Question

What is \[\left( {\dfrac{{22}}{5}} \right)\] as a mixed fraction?

Answer 1

Hint: We first try to explain the mixed fraction and the representation in improper fraction. We use variables to express the condition between those representations. Then, we apply the long division method to express the given improper fraction as a mixed fraction.
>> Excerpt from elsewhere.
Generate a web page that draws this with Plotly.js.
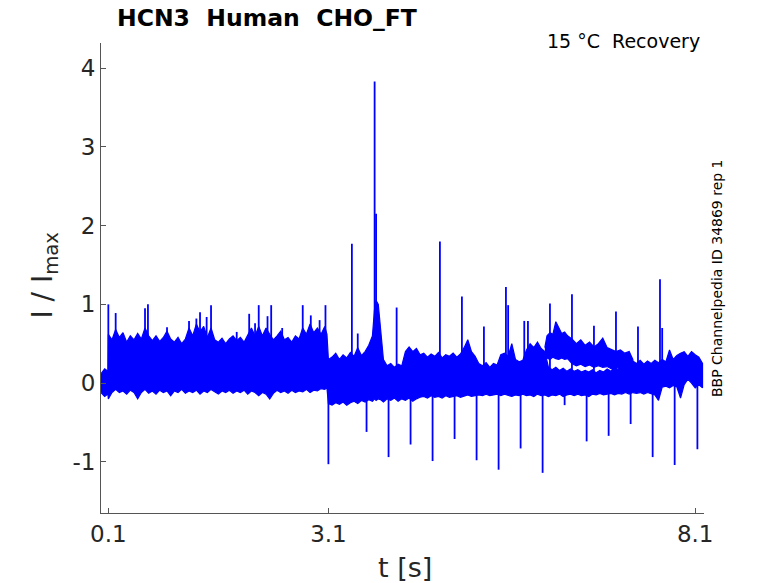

Complete step by step answer:
The given fraction \[\left( {\dfrac{{22}}{5}} \right)\] is an improper fraction. Improper fractions are fractions in which the value of the numerator is greater than that of the denominator.
So, we have to convert the improper fraction \[\left( {\dfrac{{22}}{5}} \right)\] into a mixed fraction.
Mixed fractions are those fractions that have an integral value along with the fraction consisting of the numerator and denominator.
We express the process of conversion of improper fraction into mixed fraction in the form of variables.
Let the mixed fraction be $\left( {\dfrac{a}{b}} \right)$ where a and b are integers. Now, we express it in the form of a mixed fraction as $\left( {x\dfrac{y}{b}} \right)$ where b is greater than y and that follows $a = bx + y$.
Then, the condition for both mixed and improper fractions to be equal is: $\left( {x\dfrac{y}{b}} \right) = \left( {\dfrac{a}{b}} \right)$.
 The mixed fraction $\left( {x\dfrac{y}{b}} \right)$ can also be represented as $\left( {\dfrac{{xb + y}}{b}} \right)$.
Hence, $\left( {\dfrac{{xb + y}}{b}} \right) = \left( {\dfrac{a}{b}} \right)$.
We can also say that we obtain y as the remainder and x as the quotient when we divide a by b.
 So, the given question requires us to write \[\left( {\dfrac{{22}}{5}} \right)\] as a mixed fraction.
So, we will first divide the number \[22\] by $5$ and then substitute the values of quotient and remainder of the division into the representation of the mixed fraction.
So, we have,
\[5\overset{4}{\overline{\left){\begin{align}
  & 22 \\
 & \underline{20} \\
 & 2 \\
\end{align}}\right.}}\]
Hence, we get quotients as $4$ and remainder as $2$.
So, we can convert the improper fraction \[\left( {\dfrac{{22}}{5}} \right)\] into a mixed fraction as \[\left( {4\dfrac{2}{5}} \right)\].

Note:
We need to remember that the denominator in both cases of improper fraction and the mixed fraction will be the same. The only change happens in the numerator. The above method is the long division process where the denominator is the divisor, the numerator is the dividend and the integer of the mixed fraction is the quotient. The remainder will be the numerator of the mixed fraction.